A possible discrepancy found in the determination of mass from gravitational lensing data, and from X-rays observations, has been largely discussed in the latest years (for instance, Miralda-Escude & Babul (1995)). Another important discrepancy related to these data is that the dark matter is more centrally condensed than the X-ray-emitting gas, and also with respect to the galaxy distribution (Eyles et al. 1991). Could these discrepancies be consequence of the standard description of the ICM, in which it is assumed hydrostatic equilibrium maintained by thermal pressure? We follow the evolution of the ICM, considering a term of magnetic pressure, aiming at answering the question whether or not these discrepancies can be explained via non-thermal terms of pressure.
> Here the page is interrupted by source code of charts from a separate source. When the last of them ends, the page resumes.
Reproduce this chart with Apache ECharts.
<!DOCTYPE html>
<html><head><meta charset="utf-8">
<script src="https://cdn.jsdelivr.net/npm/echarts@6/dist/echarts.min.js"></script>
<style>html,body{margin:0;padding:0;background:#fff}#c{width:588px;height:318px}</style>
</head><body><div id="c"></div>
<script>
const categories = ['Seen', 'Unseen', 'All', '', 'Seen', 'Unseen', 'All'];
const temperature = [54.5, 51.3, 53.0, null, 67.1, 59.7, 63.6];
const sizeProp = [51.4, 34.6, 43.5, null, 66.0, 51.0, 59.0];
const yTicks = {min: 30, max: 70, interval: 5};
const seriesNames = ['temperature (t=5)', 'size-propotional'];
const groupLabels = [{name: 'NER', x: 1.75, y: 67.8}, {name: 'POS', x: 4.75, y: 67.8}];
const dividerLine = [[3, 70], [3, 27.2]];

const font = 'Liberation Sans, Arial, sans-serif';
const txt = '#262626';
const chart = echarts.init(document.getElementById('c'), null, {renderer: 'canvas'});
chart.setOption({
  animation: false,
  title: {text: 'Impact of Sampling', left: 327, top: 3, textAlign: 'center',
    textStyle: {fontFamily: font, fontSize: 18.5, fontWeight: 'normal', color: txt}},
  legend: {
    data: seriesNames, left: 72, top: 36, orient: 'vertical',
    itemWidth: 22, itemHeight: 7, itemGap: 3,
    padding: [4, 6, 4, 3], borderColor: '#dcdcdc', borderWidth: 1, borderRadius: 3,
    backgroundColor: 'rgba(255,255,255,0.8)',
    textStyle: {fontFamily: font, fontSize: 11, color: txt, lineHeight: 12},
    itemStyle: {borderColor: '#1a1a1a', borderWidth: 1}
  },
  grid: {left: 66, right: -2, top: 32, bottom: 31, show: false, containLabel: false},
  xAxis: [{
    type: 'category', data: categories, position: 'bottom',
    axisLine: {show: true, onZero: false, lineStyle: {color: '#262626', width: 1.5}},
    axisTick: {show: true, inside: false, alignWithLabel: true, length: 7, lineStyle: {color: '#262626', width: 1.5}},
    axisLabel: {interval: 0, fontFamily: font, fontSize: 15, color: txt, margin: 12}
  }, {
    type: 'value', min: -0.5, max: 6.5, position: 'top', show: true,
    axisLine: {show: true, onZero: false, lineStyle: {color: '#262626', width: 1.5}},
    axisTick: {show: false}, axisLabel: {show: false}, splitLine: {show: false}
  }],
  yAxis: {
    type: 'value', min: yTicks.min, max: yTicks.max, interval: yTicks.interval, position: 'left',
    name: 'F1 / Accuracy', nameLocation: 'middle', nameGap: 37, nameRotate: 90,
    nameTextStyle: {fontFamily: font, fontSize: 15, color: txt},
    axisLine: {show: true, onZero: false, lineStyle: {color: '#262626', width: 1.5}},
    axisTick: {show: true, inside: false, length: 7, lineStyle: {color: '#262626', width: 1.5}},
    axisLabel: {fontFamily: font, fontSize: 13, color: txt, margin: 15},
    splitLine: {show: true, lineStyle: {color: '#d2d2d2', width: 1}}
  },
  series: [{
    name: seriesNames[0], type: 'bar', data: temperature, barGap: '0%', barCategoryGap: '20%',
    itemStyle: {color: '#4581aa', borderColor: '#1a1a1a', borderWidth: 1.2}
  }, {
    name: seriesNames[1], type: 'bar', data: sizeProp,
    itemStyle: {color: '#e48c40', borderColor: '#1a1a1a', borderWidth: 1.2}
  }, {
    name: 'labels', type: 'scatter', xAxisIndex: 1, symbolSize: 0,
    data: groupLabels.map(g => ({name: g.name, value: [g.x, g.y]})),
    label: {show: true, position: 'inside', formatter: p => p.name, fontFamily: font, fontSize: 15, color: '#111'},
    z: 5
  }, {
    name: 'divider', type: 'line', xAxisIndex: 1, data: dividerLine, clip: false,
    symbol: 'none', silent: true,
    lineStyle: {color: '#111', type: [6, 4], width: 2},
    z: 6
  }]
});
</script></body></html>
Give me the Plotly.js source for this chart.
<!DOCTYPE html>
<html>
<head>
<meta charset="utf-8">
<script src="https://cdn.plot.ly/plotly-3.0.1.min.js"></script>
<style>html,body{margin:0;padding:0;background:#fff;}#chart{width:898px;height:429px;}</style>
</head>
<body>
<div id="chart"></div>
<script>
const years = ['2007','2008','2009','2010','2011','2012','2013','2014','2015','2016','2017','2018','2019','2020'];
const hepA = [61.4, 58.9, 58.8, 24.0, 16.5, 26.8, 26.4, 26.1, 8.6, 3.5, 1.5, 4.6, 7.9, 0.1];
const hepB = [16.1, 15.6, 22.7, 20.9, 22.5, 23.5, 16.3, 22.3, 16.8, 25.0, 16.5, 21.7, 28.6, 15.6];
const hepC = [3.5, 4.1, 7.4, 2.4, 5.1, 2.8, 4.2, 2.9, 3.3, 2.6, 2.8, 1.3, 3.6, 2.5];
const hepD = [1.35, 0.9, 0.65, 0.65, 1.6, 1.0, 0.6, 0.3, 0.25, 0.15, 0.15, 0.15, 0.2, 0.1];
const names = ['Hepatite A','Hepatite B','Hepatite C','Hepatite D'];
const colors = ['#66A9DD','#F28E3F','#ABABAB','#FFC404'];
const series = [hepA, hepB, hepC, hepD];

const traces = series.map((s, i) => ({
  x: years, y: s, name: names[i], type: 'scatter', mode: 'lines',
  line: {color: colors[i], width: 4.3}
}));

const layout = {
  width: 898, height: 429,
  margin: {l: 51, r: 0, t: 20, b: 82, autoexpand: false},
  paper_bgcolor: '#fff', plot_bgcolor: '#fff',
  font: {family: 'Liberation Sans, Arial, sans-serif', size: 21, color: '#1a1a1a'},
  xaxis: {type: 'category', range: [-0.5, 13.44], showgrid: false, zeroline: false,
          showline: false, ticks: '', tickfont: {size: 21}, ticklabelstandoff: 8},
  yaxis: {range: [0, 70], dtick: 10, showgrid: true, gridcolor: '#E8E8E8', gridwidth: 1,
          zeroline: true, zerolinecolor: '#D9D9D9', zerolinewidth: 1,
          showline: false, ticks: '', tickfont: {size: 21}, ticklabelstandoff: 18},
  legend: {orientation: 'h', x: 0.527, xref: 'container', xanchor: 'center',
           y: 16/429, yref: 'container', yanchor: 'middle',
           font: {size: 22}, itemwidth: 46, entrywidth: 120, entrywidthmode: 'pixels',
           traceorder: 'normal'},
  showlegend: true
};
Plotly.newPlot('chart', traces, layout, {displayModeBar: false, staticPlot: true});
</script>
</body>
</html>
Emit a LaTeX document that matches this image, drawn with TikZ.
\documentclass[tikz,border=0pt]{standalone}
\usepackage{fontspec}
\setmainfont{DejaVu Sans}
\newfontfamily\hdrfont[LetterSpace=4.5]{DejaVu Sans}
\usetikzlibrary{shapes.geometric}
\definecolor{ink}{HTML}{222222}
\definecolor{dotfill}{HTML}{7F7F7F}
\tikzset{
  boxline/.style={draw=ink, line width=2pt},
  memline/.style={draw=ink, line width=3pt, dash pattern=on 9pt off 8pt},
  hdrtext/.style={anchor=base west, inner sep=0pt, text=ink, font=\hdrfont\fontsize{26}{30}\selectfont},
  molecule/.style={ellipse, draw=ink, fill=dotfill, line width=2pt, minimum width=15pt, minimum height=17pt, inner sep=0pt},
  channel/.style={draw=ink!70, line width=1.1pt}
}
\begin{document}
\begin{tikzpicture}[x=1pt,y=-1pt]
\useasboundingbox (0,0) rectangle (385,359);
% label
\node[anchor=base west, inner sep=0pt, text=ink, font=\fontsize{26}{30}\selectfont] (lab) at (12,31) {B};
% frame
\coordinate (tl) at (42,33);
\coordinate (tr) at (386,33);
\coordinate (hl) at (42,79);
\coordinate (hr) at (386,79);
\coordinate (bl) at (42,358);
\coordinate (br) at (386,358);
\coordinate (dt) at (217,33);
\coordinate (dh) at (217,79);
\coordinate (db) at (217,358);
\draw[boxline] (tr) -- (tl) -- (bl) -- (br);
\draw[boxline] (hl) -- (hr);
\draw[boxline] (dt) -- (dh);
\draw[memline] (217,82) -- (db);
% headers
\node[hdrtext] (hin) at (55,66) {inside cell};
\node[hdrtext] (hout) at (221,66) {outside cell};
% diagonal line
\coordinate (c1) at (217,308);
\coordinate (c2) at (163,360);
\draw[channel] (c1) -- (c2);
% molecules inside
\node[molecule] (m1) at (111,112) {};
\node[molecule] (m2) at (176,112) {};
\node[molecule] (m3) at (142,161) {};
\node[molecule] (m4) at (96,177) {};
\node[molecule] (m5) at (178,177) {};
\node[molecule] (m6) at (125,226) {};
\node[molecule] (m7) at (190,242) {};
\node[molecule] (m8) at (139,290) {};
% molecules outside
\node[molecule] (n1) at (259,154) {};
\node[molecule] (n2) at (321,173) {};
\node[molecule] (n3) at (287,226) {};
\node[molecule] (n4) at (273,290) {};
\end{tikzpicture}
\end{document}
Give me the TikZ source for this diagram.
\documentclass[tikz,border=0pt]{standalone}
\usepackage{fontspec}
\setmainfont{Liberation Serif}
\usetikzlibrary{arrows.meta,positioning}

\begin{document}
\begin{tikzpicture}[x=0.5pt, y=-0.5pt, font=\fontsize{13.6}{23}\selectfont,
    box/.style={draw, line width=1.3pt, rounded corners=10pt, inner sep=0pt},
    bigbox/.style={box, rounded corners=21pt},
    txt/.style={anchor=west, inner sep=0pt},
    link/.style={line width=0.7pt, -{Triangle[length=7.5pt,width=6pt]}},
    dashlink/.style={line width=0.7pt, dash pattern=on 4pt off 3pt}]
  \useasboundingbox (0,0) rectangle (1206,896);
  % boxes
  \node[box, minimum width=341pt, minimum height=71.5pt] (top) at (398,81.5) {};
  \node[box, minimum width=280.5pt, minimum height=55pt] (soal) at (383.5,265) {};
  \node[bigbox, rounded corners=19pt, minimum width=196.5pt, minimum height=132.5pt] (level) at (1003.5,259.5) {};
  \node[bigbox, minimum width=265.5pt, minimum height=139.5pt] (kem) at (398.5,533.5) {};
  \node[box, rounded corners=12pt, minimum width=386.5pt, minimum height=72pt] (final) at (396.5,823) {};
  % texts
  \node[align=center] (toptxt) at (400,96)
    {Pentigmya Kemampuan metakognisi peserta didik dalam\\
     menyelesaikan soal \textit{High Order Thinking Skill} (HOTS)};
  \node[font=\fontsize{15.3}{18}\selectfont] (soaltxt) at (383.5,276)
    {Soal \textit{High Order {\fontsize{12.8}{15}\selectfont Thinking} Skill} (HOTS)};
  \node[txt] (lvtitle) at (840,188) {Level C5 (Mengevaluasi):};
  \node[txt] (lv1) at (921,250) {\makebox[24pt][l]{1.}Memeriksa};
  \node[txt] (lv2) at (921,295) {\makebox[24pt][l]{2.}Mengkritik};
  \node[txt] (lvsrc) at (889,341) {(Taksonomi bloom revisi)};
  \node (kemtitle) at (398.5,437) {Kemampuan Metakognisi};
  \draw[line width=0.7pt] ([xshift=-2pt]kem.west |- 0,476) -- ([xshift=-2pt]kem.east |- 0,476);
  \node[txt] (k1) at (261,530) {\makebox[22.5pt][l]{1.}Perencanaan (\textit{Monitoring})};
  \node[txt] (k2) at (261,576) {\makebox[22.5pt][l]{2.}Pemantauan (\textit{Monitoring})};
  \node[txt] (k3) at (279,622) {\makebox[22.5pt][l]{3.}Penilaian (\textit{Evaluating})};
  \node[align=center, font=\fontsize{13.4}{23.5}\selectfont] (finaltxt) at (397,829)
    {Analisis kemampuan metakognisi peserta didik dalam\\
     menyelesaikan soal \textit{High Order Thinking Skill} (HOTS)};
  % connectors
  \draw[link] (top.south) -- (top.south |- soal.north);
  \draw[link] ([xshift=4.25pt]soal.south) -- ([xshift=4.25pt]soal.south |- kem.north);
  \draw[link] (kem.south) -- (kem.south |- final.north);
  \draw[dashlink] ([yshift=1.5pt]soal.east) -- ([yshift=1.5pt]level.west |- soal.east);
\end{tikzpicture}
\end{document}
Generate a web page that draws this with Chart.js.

Our results suggest that the magnetic pressure could only affect the dynamics of the ICM on scales as small as < 1kpc. Our models are constrained by the observations of large and small scale fields and we are successful at reproducing available data, for both Faraday rotation limits and inverse Compton limits for the magnetic fields. In our calculations the radius (from the cluster center) in which magnetic pressure reaches equipartition is smaller than radii derived in previous works, as a consequence of the more realistic treatment of the magnetic field geometry and the consideration of a sink term in the cooling flow.